Federal prosecutors are expected to unseal the charges Monday accusing Epstein, 66, of running a sex-trafficking operation that lured dozens of underage girls — some as young as 14 — to his Upper East Side home, according to three law enforcement officials.
He was arrested Saturday at Teterboro Airport in New Jersey, after arriving on a private flight from France, two law enforcement sources said. The sex trafficking charges carry a combined maximum sentence of up to 45 years in prison.
The new charges are a stunning revival of a yearslong case against Epstein, who faced similar accusations involving girls who told police they were brought to his mansion in South Florida and assaulted. That case unraveled in 2008 after Epstein was offered a secret plea deal by federal prosecutors.
In the era of #MeToo, Epstein’s case had remained stubbornly unresolved. For years, women have accused Epstein, in lawsuits and in complaints to police, of preying on them when they were underage. Still, for more than a decade he was shielded from federal charges by his secret plea deal.
That will end Monday, two law enforcement officials said.

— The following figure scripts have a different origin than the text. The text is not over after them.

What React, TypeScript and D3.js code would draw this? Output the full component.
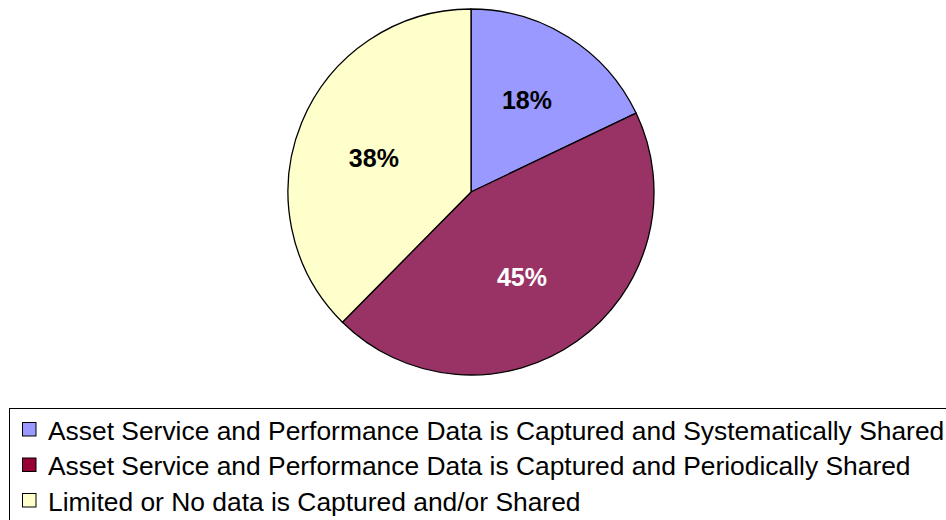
import React, { useEffect, useRef } from 'react';
import * as d3 from 'd3';

const categories = [
  'Asset Service and Performance Data is Captured and Systematically Shared',
  'Asset Service and Performance Data is Captured and Periodically Shared',
  'Limited or No data is Captured and/or Shared',
];
const values = [17.9, 44.5, 37.6];
const labels = ['18%', '45%', '38%'];
const colors = ['#9999FF', '#993366', '#FFFFCC'];
const legendSwatch = ['#9999FF', '#990033', '#FFFFCC'];
const labelColors = ['#000', '#fff', '#000'];

const App = () => {
  const ref = useRef<SVGSVGElement | null>(null);

  useEffect(() => {
    const svg = d3.select(ref.current);
    svg.selectAll('*').remove();

    const cx = 471, cy = 192, r = 183;
    const data = values.map((v, i) => ({ v, i }));

    const pie = d3.pie<{ v: number; i: number }>().value(d => d.v).sort(null);
    const arc = d3.arc<d3.PieArcDatum<{ v: number; i: number }>>().innerRadius(0).outerRadius(r);
    const labelArc = d3.arc<d3.PieArcDatum<{ v: number; i: number }>>().innerRadius(210).outerRadius(0);

    const g = svg.append('g').attr('transform', `translate(${cx},${cy})`);
    const arcs = g.selectAll('g').data(pie(data)).enter().append('g');

    arcs.append('path')
      .attr('d', arc)
      .attr('fill', d => colors[d.data.i])
      .attr('stroke', '#000')
      .attr('stroke-width', 1.3)
      .attr('stroke-linejoin', 'round');

    arcs.append('text')
      .attr('transform', d => {
        const [x, y] = labelArc.centroid(d);
        return `translate(${x - (d.data.i === 1 ? 10 : 0)},${y + (d.data.i === 2 ? 6 : d.data.i === 0 ? -3 : 0)})`;
      })
      .attr('dy', '0.35em')
      .attr('text-anchor', 'middle')
      .style('font-family', '"Liberation Sans", Arial, sans-serif')
      .style('font-weight', 'bold')
      .style('font-size', '25px')
      .style('fill', d => labelColors[d.data.i])
      .text(d => labels[d.data.i]);

    // legend
    const lg = svg.append('g');
    lg.append('rect')
      .attr('x', 9.5).attr('y', 408.5)
      .attr('width', 960).attr('height', 140)
      .attr('fill', '#fff').attr('stroke', '#000').attr('stroke-width', 1);

    const rows = lg.selectAll('g.row').data(categories).enter().append('g')
      .attr('transform', (d, i) => `translate(0,${430 + i * 35.5})`);

    rows.append('rect')
      .attr('x', 22.5).attr('y', -7.5)
      .attr('width', 13.5).attr('height', 13.5)
      .attr('fill', (d, i) => legendSwatch[i])
      .attr('stroke', '#000').attr('stroke-width', 1);

    rows.append('text')
      .attr('x', 48).attr('y', 0)
      .attr('dy', '0.36em')
      .style('font-family', '"Liberation Sans", Arial, sans-serif')
      .style('font-size', '26.4px')
      .style('fill', '#000')
      .text(d => d);
  }, []);

  return (
    <svg ref={ref} width={946} height={520}
      style={{ position: 'absolute', left: 0, top: 0, background: '#fff' }} />
  );
};

export default App;
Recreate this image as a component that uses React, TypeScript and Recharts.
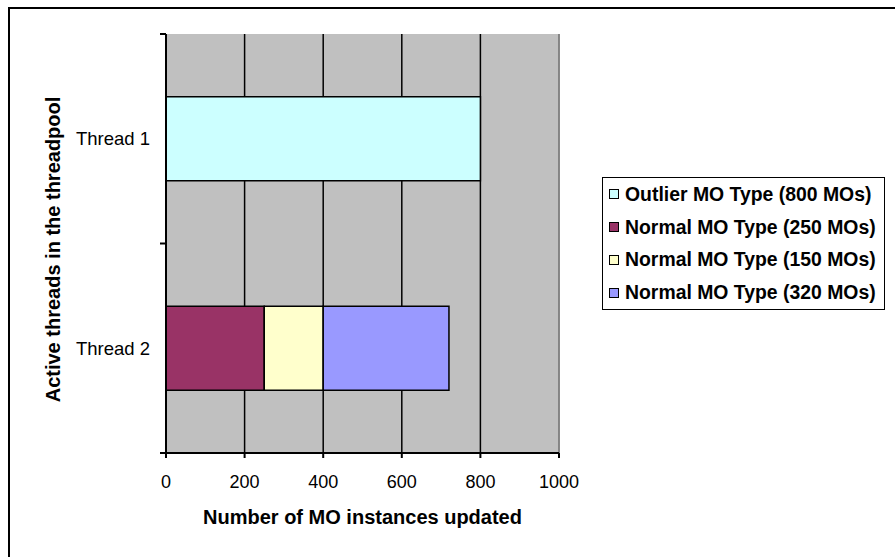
import React from 'react';
import { BarChart, Bar, XAxis, YAxis, CartesianGrid, ReferenceLine, Legend, Label } from 'recharts';

// Threads shown on the category axis
const threads = ['Thread 1', 'Thread 2'];

// MO instances updated by each thread, per MO type
const outlierMOs = [800, null];
const normal250MOs = [null, 250];
const normal150MOs = [null, 150];
const normal320MOs = [null, 320];

const xTicks = [0, 200, 400, 600, 800, 1000];

const seriesKeys = ['outlier', 'normal250', 'normal150', 'normal320'];
const seriesNames = [
  'Outlier MO Type (800 MOs)',
  'Normal MO Type (250 MOs)',
  'Normal MO Type (150 MOs)',
  'Normal MO Type (320 MOs)',
];
const seriesColors = ['#CCFFFF', '#993366', '#FFFFCC', '#9999FF'];

const data = threads.map((thread, i) => ({
  thread,
  outlier: outlierMOs[i],
  normal250: normal250MOs[i],
  normal150: normal150MOs[i],
  normal320: normal320MOs[i],
}));

const FONT = '"Liberation Sans", Arial, sans-serif';

// Category tick: label at the band centre, short tick marks on the band edges
const ThreadTick = (props: any) => {
  const { x, y, payload, index } = props;
  const half = payload && payload.offset ? payload.offset : 0;
  const lx1 = x + 10;
  const lx2 = x + 16;
  return (
    <g>
      <text x={x} y={y} dy="0.35em" textAnchor="end" fontFamily={FONT} fontSize={18.5} fill="#000">
        {payload.value}
      </text>
      {index === 0 && <line x1={lx1} x2={lx2} y1={y - half} y2={y - half} stroke="#000" strokeWidth={2} />}
      <line x1={lx1} x2={lx2} y1={y + half} y2={y + half} stroke="#000" strokeWidth={2} />
    </g>
  );
};

// Boxed legend listing the series in stacking order
const LegendBox = () => (
  <div
    style={{
      width: 283,
      height: 133,
      boxSizing: 'border-box',
      border: '1px solid #000',
      background: '#fff',
      display: 'flex',
      flexDirection: 'column',
    }}
  >
    {seriesNames.map((name, i) => (
      <div
        key={name}
        style={{
          height: 33.25,
          display: 'flex',
          alignItems: 'center',
          paddingLeft: 6,
          fontFamily: FONT,
          fontWeight: 'bold',
          fontSize: 19.4,
          color: '#000',
          whiteSpace: 'nowrap',
        }}
      >
        <span
          style={{
            display: 'inline-block',
            width: 10,
            height: 10,
            boxSizing: 'border-box',
            border: '1px solid #000',
            background: seriesColors[i],
            marginRight: 6,
          }}
        />
        {name}
      </div>
    ))}
  </div>
);

export default function App() {
  return (
    <div style={{ position: 'absolute', left: 0, top: 0, width: 895, height: 557, background: '#fff', overflow: 'hidden' }}>
      <div
        style={{
          position: 'absolute',
          left: 8,
          top: 7,
          width: 1000,
          height: 1000,
          borderLeft: '2px solid #000',
          borderTop: '2px solid #000',
        }}
      />
      <div style={{ position: 'absolute', left: 0, top: 0 }}>
        <BarChart
          width={895}
          height={557}
          data={data}
          layout="vertical"
          margin={{ top: 34, right: 336, bottom: 0, left: 0 }}
          barCategoryGap="30%"
        >
          <CartesianGrid horizontal={false} stroke="#000" strokeWidth={1.5} fill="#C0C0C0" fillOpacity={1} />
          <XAxis
            type="number"
            domain={[0, 1000]}
            ticks={xTicks}
            interval={0}
            height={104}
            tickSize={5}
            tickMargin={17}
            tickLine={{ stroke: '#000', strokeWidth: 2 }}
            axisLine={{ stroke: '#000', strokeWidth: 2 }}
            tick={{ fontFamily: FONT, fontSize: 18, fill: '#000' }}
          >
            <Label
              content={(p: any) => {
                const vb = p.viewBox;
                return (
                  <text
                    x={vb.x + vb.width / 2}
                    y={vb.y + 71}
                    textAnchor="middle"
                    fontFamily={FONT}
                    fontWeight="bold"
                    fontSize={20}
                    fill="#000"
                  >
                    Number of MO instances updated
                  </text>
                );
              }}
            />
          </XAxis>
          <XAxis
            xAxisId="top"
            orientation="top"
            type="number"
            domain={[0, 1000]}
            height={0}
            tick={false}
            tickLine={false}
            axisLine={{ stroke: '#999', strokeWidth: 1.5 }}
          />
          <YAxis
            type="category"
            dataKey="thread"
            width={166}
            tickSize={0}
            tickMargin={16}
            tickLine={false}
            axisLine={{ stroke: '#000', strokeWidth: 2 }}
            tick={<ThreadTick />}
          >
            <Label
              content={(p: any) => {
                const vb = p.viewBox;
                const cx = vb.x + 53;
                const cy = vb.y + vb.height / 2 + 6;
                return (
                  <text
                    x={cx}
                    y={cy}
                    transform={`rotate(-90 ${cx} ${cy})`}
                    textAnchor="middle"
                    dominantBaseline="central"
                    fontFamily={FONT}
                    fontWeight="bold"
                    fontSize={20}
                    fill="#000"
                  >
                    Active threads in the threadpool
                  </text>
                );
              }}
            />
          </YAxis>
          <ReferenceLine x={1000} stroke="#A0A0A0" strokeWidth={1.5} />
          {seriesKeys.map((key, i) => (
            <Bar
              key={key}
              dataKey={key}
              name={seriesNames[i]}
              stackId="mo"
              fill={seriesColors[i]}
              stroke="#000"
              strokeWidth={1.5}
              isAnimationActive={false}
            />
          ))}
          <Legend
            layout="vertical"
            align="center"
            verticalAlign="middle"
            content={<LegendBox />}
            wrapperStyle={{ left: 602, top: 177, width: 283, height: 133 }}
          />
        </BarChart>
      </div>
    </div>
  );
}
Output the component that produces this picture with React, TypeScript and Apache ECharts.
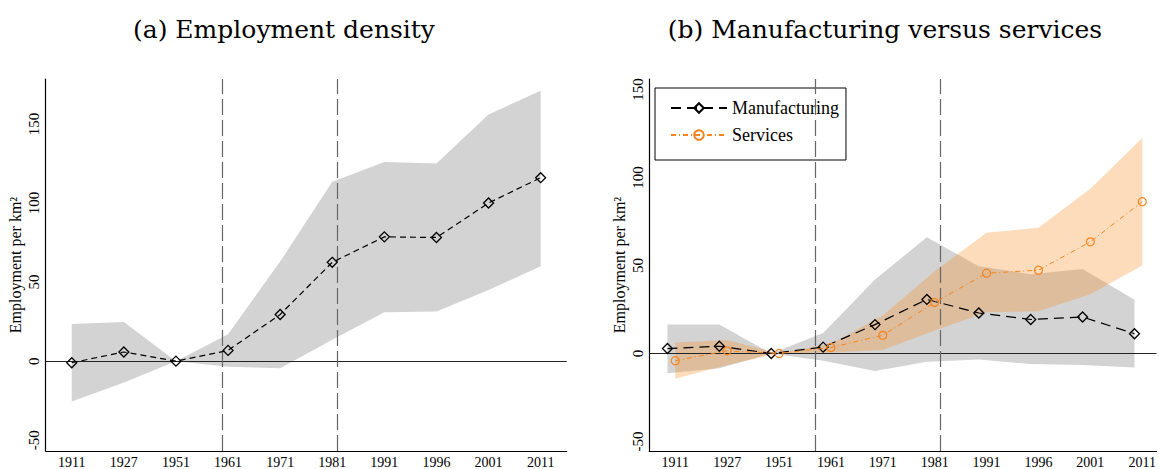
import React, { useEffect, useRef } from 'react';
import * as echarts from 'echarts';

const years = ['1911', '1927', '1951', '1961', '1971', '1981', '1991', '1996', '2001', '2011'];

// Panel (a): employment density
const totalEmployment = [-1, 5.8, 0, 6.8, 29.5, 62.5, 78.6, 78.2, 100, 116];
const totalUpper = [23.5, 24.8, 0, 17, 63, 113.5, 126, 125, 156, 171];
const totalLower = [-25.5, -13.5, 0, -3.5, -4.5, 13.5, 31, 31.4, 45, 60];

// Panel (b): manufacturing vs services
const manufacturing = [2.8, 4.1, 0, 3.6, 16.4, 30.7, 23, 19.3, 20.7, 11.2];
const manufUpper = [16.4, 16.4, 0, 11.6, 42, 66, 49.5, 45, 48, 30.5];
const manufLower = [-11.2, -8.4, 0, -4.1, -9.9, -4.7, -3.4, -6, -6.5, -8];
const services = [-4.1, 1.5, 0, 3.4, 10.3, 29, 45.6, 47.3, 63.4, 86.2];
const servUpper = [6.2, 7.7, 0, 5.5, 21.5, 46.7, 68.6, 71.4, 93.5, 122.4];
const servLower = [-14.4, -6.5, 0, 0.5, 1.9, 13.1, 23.4, 24, 33.6, 50];

const yTicks = [-50, 0, 50, 100, 150];
const xTicks = [0, 1, 2, 3, 4, 5, 6, 7, 8, 9];
const periodBreaksA = [2.89, 5.09];
const periodBreaksB = [2.7, 5.1];
const manufShift = -0.15;
const servShift = 0;

const NUM = '"Liberation Serif", serif';
const ORANGE = '#f5841f';

function band(xi: number, upper: number[], lower: number[], shift: number, color: string, z: number) {
  return {
    type: 'custom',
    xAxisIndex: xi,
    yAxisIndex: xi,
    silent: true,
    z,
    data: [[0, 0]],
    renderItem: (_p: any, api: any) => {
      const pts: number[][] = [];
      upper.forEach((v, i) => pts.push(api.coord([i + shift, v])));
      for (let i = lower.length - 1; i >= 0; i--) pts.push(api.coord([i + shift, lower[i]]));
      return { type: 'polygon', shape: { points: pts }, style: { fill: color } };
    },
  };
}

function refLines(breaks: number[]) {
  return {
    silent: true,
    symbol: ['none', 'none'],
    label: { show: false },
    data: [
      { yAxis: 0, lineStyle: { color: '#222', width: 1.2, type: 'solid' } },
      ...breaks.map((b) => ({ xAxis: b, lineStyle: { color: '#666', width: 1.2, type: [16, 5] } })),
    ],
  };
}

function xAxis(gi: number, max: number) {
  return {
    type: 'value',
    gridIndex: gi,
    min: -0.5,
    max,
    splitLine: { show: false },
    axisTick: { show: false },
    axisLine: { show: true, onZero: false, lineStyle: { color: '#000', width: 1.2 } },
    axisLabel: {
      customValues: xTicks,
      formatter: (v: number) => years[Math.round(v)],
      margin: 4,
      fontFamily: NUM,
      fontSize: 14,
      color: '#000',
    },
  };
}

function yAxis(gi: number, min: number, max: number) {
  return {
    type: 'value',
    gridIndex: gi,
    min,
    max,
    splitLine: { show: false },
    axisTick: { show: false },
    axisLine: { show: true, onZero: false, lineStyle: { color: '#000', width: 1.2 } },
    axisLabel: {
      customValues: yTicks,
      rotate: 90,
      margin: 4,
      fontFamily: NUM,
      fontSize: 15,
      color: '#000',
    },
    name: 'Employment per km²',
    nameLocation: 'middle',
    nameRotate: 90,
    nameGap: 22,
    nameTextStyle: { fontFamily: NUM, fontSize: 16, color: '#000' },
  };
}

export default function App() {
  const ref = useRef<HTMLDivElement>(null);
  useEffect(() => {
    if (!ref.current) return;
    const chart = echarts.init(ref.current, null, { renderer: 'svg' });
    chart.setOption({
      animation: false,
      backgroundColor: '#fff',
      grid: [
        { left: 45.7, top: 79, width: 521, height: 374 },
        { left: 649.3, top: 79, right: 0, height: 374 },
      ],
      xAxis: [xAxis(0, 9.5), xAxis(1, 9.274)],
      yAxis: [yAxis(0, -56.8, 178.4), yAxis(1, -55.4, 155.9)],
      legend: {
        data: ['Manufacturing', 'Services'],
        orient: 'vertical',
        left: 655,
        top: 88,
        padding: [11, 7, 16, 15],
        itemWidth: 56,
        itemHeight: 12,
        itemGap: 9,
        borderColor: '#000',
        borderWidth: 1,
        textStyle: { fontFamily: NUM, fontSize: 18, color: '#000' },
      },
      graphic: [
        {
          type: 'text',
          x: 284,
          y: 29,
          style: { text: '(a) Employment density', font: '25px "DejaVu Serif", serif', fill: '#000', textAlign: 'center', textVerticalAlign: 'middle' },
        },
        {
          type: 'text',
          x: 885,
          y: 29,
          style: { text: '(b) Manufacturing versus services', font: '25px "DejaVu Serif", serif', fill: '#000', textAlign: 'center', textVerticalAlign: 'middle' },
        },
      ],
      series: [
        band(0, totalUpper, totalLower, 0, '#d3d3d3', 1),
        {
          type: 'line',
          name: 'Total',
          xAxisIndex: 0,
          yAxisIndex: 0,
          z: 5,
          data: totalEmployment.map((v, i) => [i, v]),
          symbol: 'diamond',
          symbolSize: 10,
          lineStyle: { color: '#000', width: 1.2, type: [6, 4] },
          itemStyle: { color: 'rgba(0,0,0,0)', borderColor: '#000', borderWidth: 1.3 },
          markLine: refLines(periodBreaksA),
        },
        band(1, manufUpper, manufLower, manufShift, '#d3d3d3', 1),
        band(1, servUpper, servLower, servShift, 'rgba(248,140,30,0.3)', 2),
        {
          type: 'line',
          name: 'Manufacturing',
          xAxisIndex: 1,
          yAxisIndex: 1,
          z: 5,
          data: manufacturing.map((v, i) => [i + manufShift, v]),
          symbol: 'diamond',
          symbolSize: 10,
          lineStyle: { color: '#000', width: 1.2, type: [10, 6] },
          itemStyle: { color: 'rgba(0,0,0,0)', borderColor: '#000', borderWidth: 1.3 },
          markLine: refLines(periodBreaksB),
        },
        {
          type: 'line',
          name: 'Services',
          xAxisIndex: 1,
          yAxisIndex: 1,
          z: 6,
          data: services.map((v, i) => [i + servShift, v]),
          symbol: 'circle',
          symbolSize: 8,
          lineStyle: { color: ORANGE, width: 1, type: [5, 3, 1, 3] },
          itemStyle: { color: 'rgba(0,0,0,0)', borderColor: ORANGE, borderWidth: 1.2 },
        },
      ],
    });
    return () => chart.dispose();
  }, []);
  return <div ref={ref} style={{ position: 'absolute', left: 0, top: 0, width: 1159, height: 469 }} />;
}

Epstein is charged with using his vast network of contacts and associates to bring a constant stream of underage girls to his Manhattan town house, one law enforcement source said. He is accused of shuttling the girls between the town house and his home in Palm Beach, Florida, paying them in cash and urging them to recruit other underage girls to visit his home.
The girls were initially recruited to give him massages. But he frequently escalated the encounters into sex acts, a law enforcement source said, including groping and touching the girls’ genitals. This pattern continued from at least 2002 to 2005, the source said.